Greenwashing Is Topical, Not Relevant
This is good for green business owners. Manners’ thesis implies that companies who are not truly sustainable but who are greenwashing their brands will fail. If a company is not as green as it can be throughout its operations and product development, the public will eventually show their green preferences by taking their business elsewhere.
Your Brand is Everything
One of Manners’ case studies that best encapsulates “provide something unique and useful first, tout it later” has to do with Staples, the office supply chain. In 2001, when the Company was swimming in customer complaints, Staples researched what customers wanted.
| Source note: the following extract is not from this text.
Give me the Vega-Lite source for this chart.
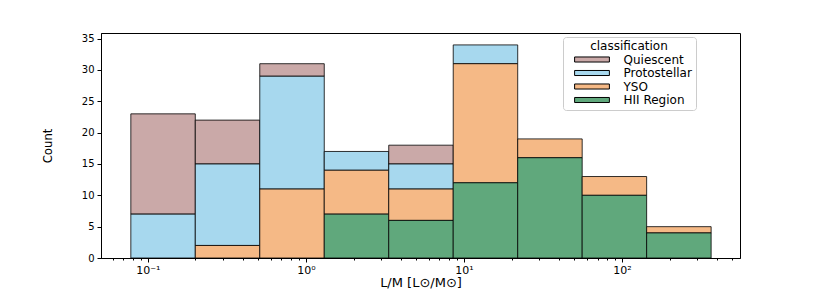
{
  "$schema": "https://vega.github.io/schema/vega-lite/v6.json",
  "width": 639,
  "height": 225,
  "autosize": {"type": "none"},
  "padding": {"left": 101, "top": 33, "right": 82, "bottom": 32},
  "background": "white",
  "data": {"values": [
    {"lo": 0.078, "hi": 0.1995, "classification": "Quiescent", "count": 16},
    {"lo": 0.078, "hi": 0.1995, "classification": "Protostellar", "count": 7},
    {"lo": 0.1995, "hi": 0.5105, "classification": "Quiescent", "count": 7},
    {"lo": 0.1995, "hi": 0.5105, "classification": "Protostellar", "count": 13},
    {"lo": 0.1995, "hi": 0.5105, "classification": "YSO", "count": 2},
    {"lo": 0.5105, "hi": 1.306, "classification": "Quiescent", "count": 2},
    {"lo": 0.5105, "hi": 1.306, "classification": "Protostellar", "count": 18},
    {"lo": 0.5105, "hi": 1.306, "classification": "YSO", "count": 11},
    {"lo": 1.306, "hi": 3.342, "classification": "Protostellar", "count": 3},
    {"lo": 1.306, "hi": 3.342, "classification": "YSO", "count": 7},
    {"lo": 1.306, "hi": 3.342, "classification": "HII Region", "count": 7},
    {"lo": 3.342, "hi": 8.551, "classification": "Quiescent", "count": 3},
    {"lo": 3.342, "hi": 8.551, "classification": "Protostellar", "count": 4},
    {"lo": 3.342, "hi": 8.551, "classification": "YSO", "count": 5},
    {"lo": 3.342, "hi": 8.551, "classification": "HII Region", "count": 6},
    {"lo": 8.551, "hi": 21.88, "classification": "Protostellar", "count": 3},
    {"lo": 8.551, "hi": 21.88, "classification": "YSO", "count": 19},
    {"lo": 8.551, "hi": 21.88, "classification": "HII Region", "count": 12},
    {"lo": 21.88, "hi": 55.98, "classification": "YSO", "count": 3},
    {"lo": 21.88, "hi": 55.98, "classification": "HII Region", "count": 16},
    {"lo": 55.98, "hi": 143.2, "classification": "YSO", "count": 3},
    {"lo": 55.98, "hi": 143.2, "classification": "HII Region", "count": 10},
    {"lo": 143.2, "hi": 366.4, "classification": "YSO", "count": 1},
    {"lo": 143.2, "hi": 366.4, "classification": "HII Region", "count": 4}
  ]},
  "transform": [
    {"calculate": "indexof(['HII Region','YSO','Protostellar','Quiescent'], datum.classification)", "as": "stackorder"},
    {"stack": "count", "groupby": ["lo"], "sort": [{"field": "stackorder", "order": "ascending"}], "as": ["y0", "y1"]}
  ],
  "layer": [
    {
      "mark": {"type": "rect", "stroke": "black", "strokeWidth": 1, "strokeOpacity": 0.8, "opacity": 1},
      "encoding": {
        "x": {
          "field": "lo", "type": "quantitative",
          "scale": {"type": "log", "domain": [0.0505, 558], "nice": false},
          "axis": {
            "orient": "bottom",
            "values": [0.1, 1, 10, 100],
            "labelExpr": "datum.value == 0.1 ? '10⁻¹' : datum.value == 1 ? '10⁰' : datum.value == 10 ? '10¹' : '10²'",
            "title": "L/M [L⊙/M⊙]",
            "titleFont": "DejaVu Sans", "titleFontSize": 13, "titleFontWeight": "normal", "titlePadding": 1,
            "labelFont": "DejaVu Sans", "labelFontSize": 11, "labelColor": "black", "labelPadding": 2,
            "tickSize": 4, "tickColor": "black", "domainColor": "black", "grid": false
          }
        },
        "x2": {"field": "hi"},
        "y": {
          "field": "y0", "type": "quantitative",
          "scale": {"domain": [0, 35.9], "nice": false},
          "axis": {
            "values": [0, 5, 10, 15, 20, 25, 30, 35],
            "labelOverlap": false,
            "title": "Count", "titleFont": "DejaVu Sans Condensed", "titleFontSize": 13, "titleFontWeight": "normal", "titlePadding": 27,
            "labelFont": "DejaVu Sans", "labelFontSize": 10, "labelColor": "black", "labelPadding": 3,
            "tickSize": 4, "tickColor": "black", "domainColor": "black", "grid": false
          }
        },
        "y2": {"field": "y1"},
        "color": {
          "field": "classification", "type": "nominal",
          "scale": {"domain": ["Quiescent", "Protostellar", "YSO", "HII Region"], "range": ["#caa9a8", "#a7d8ee", "#f5b986", "#60a87c"]},
          "legend": {
            "orient": "none", "legendX": 462, "legendY": 4,
            "title": "classification", "titleFont": "DejaVu Sans", "titleFontSize": 12, "titleFontWeight": "normal", "titleAnchor": "middle", "titleColor": "black", "titlePadding": 0,
            "labelFont": "DejaVu Sans", "labelFontSize": 12, "labelColor": "black",
            "symbolType": "M-2.9,-0.42H2.9V0.42H-2.9Z", "symbolSize": 144, "symbolStrokeColor": "black", "symbolStrokeWidth": 1, "symbolOpacity": 1,
            "symbolOffset": 18.5,
            "rowPadding": 0.5, "labelOffset": 25,
            "strokeColor": "#cccccc", "cornerRadius": 3, "padding": 4, "fillColor": "white"
          }
        }
      }
    },
    {
      "mark": {"type": "rect", "opacity": 0},
      "encoding": {
        "x": {
          "field": "lo", "type": "quantitative",
          "axis": {
            "orient": "bottom",
            "values": [0.06, 0.07, 0.08, 0.09, 0.2, 0.3, 0.4, 0.5, 0.6, 0.7, 0.8, 0.9, 2, 3, 4, 5, 6, 7, 8, 9, 20, 30, 40, 50, 60, 70, 80, 90, 200, 300, 400, 500],
            "labels": false, "title": null, "tickSize": 2, "tickColor": "black", "domain": false, "grid": false
          }
        },
        "x2": {"field": "hi"},
        "y": {
          "field": "y0", "type": "quantitative",
          "axis": {
            "values": [0, 5, 10, 15, 20, 25, 30, 35],
            "labelOverlap": false,
            "title": "Count", "titleFont": "DejaVu Sans Condensed", "titleFontSize": 13, "titleFontWeight": "normal", "titlePadding": 27,
            "labelFont": "DejaVu Sans", "labelFontSize": 10, "labelColor": "black", "labelPadding": 3,
            "tickSize": 4, "tickColor": "black", "domainColor": "black", "grid": false
          }
        },
        "y2": {"field": "y1"}
      }
    }
  ],
  "resolve": {"axis": {"x": "independent"}},
  "config": {"view": {"stroke": "black", "strokeWidth": 1}}
}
The answer was just that they wanted to be able to easily find the product they came into the store to get. (Business is not rocket science.)
Staples re-branded the Company by:
1. paring down the number of products in a store (removing 800 items)
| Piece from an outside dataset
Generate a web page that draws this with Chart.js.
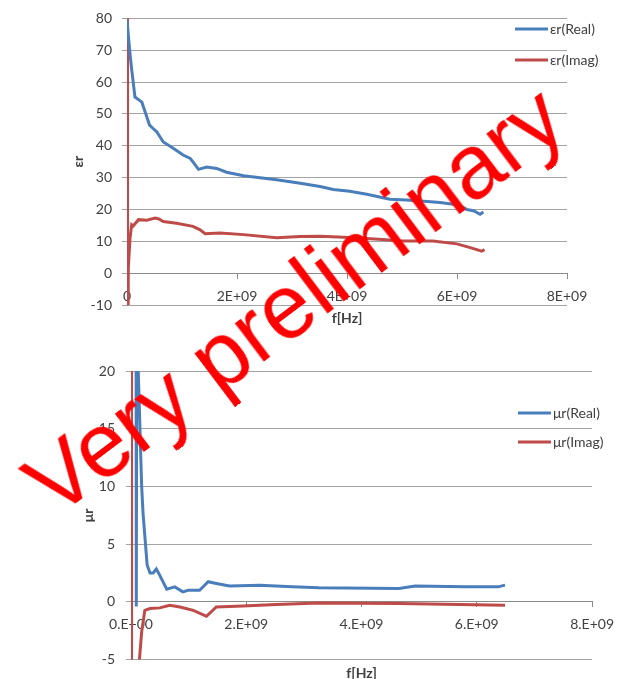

2. adding larger signs to help customers find what they came in to get
3. training sales people to walk customers to the ailse where a needed product is located
4. making sure they kept sufficient inventory of the most popular items (printer cartridges) in all stores
After a year spent implementing these changes, Staples launched a “That Was Easy” campaign. If they had launched that marketing campaign before the real experience of shopping in a Staples store was truly easy, you can just imagine the number of angry customers they would have had. Instead, Staples has a brand, store experience and product selection that they can stick with and that customers want to stick with.
More reading on branding for green businesses:
The Six Sins of Greenwash and How to Repent
Less Is More, A Truly Green Product is Packaged Green



I agree that companies that are guilty of greenwashing will fail (at least as green companies). The trouble is that too much greenwashing can lead to green fatigue, which is not good for companies that are legitimately providing Earth-friendly solutions. My client, StalkMarket explores this topic on the company’s new blog at http://blog.stalkmarketproducts.com (see posts on greenwashing and green fatigue). I hit the topic from a PR perspective on my blog http://blog.koifishcommunications.com
Yes, that is a problem. Truly sustainable companies need to differentiate themselves with “proof points”, such as facts about ingredients, transparency about sourcing, information on their websites about energy savings and other in-house green initiatives, etc. That way consumers’ response to green claims will be “prove it”. — Leah
One simple benchmark is the 100-mile sustainable radius; produced, manufactured and consumed.
Company’s can then argue their points from this fundamental.